Hyundai began life in 1947 as a company known in Korea as a “chaebol”. These were state-supported, family-owned businesses, made up of multiple (later hundreds of) subsidiaries from construction to shipbuilding.  Hyundai built much of South Korea’s modern infrastructure between the end of the Korean War in 1953 through to the 1970s, including dams, motorways and a nuclear plant. In 1967, Hyundai Motors was established in alliance with Ford, and thereafter mainly used Japanese components.

The road for Hyundai has been long and winding. Almost unheard of in the US until 1986, it introduced the small and affordable Excel at a time when most big carmakers had abandoned entry-level cars in favour of high-end, high-priced vehicles. But after selling 100,000 or so in the first seven months, Hyundai’s fresh image got tarnished by perceptions of poor quality and reliability, causing sales to blow out. Instead of quitting the market, the company chose to invest heavily in new designs and overall quality and reliability, and by 1988 was producing cars such as the mid-size Sonata, using its own technology.

Buying Kia, then South Korea’s number two vehicle brand, in 1998, was where it all began. The acquisition gave the group economies of scale that allowed for aggressive overseas expansion. Hyundai now has factories in China, India, Turkey, the US and Czech Republic, while Kia has plants in China and Slovakia, and has just completed one in the US.

Recently, the US subsidised consumers to buy new, more fuel-efficient vehicles by trading in their old cars, which along with a weak South Korean won made Hyundai’s products far more competitive. But the company’s marketing innovation has also hit the spot.

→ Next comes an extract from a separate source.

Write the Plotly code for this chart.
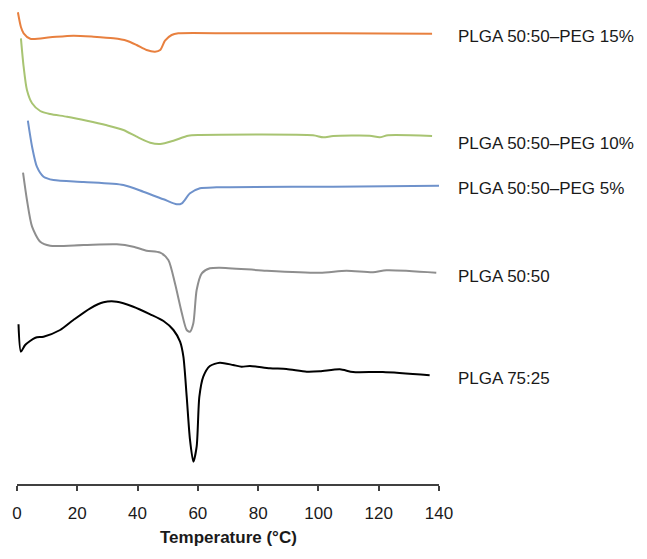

Its 5-year warranties, and the guarantee that customers may return new vehicles for a substantial refund if they lose their jobs, has seen more of its vehicles hitting the road.

In the third quarter Hyundai sold 824,181 vehicles around the world, making for a total of 2.23 million in the first nine months of 2009. That gives it a global market share of 5.5% for the quarter, a giant jump from the 4.4% it held last year this time.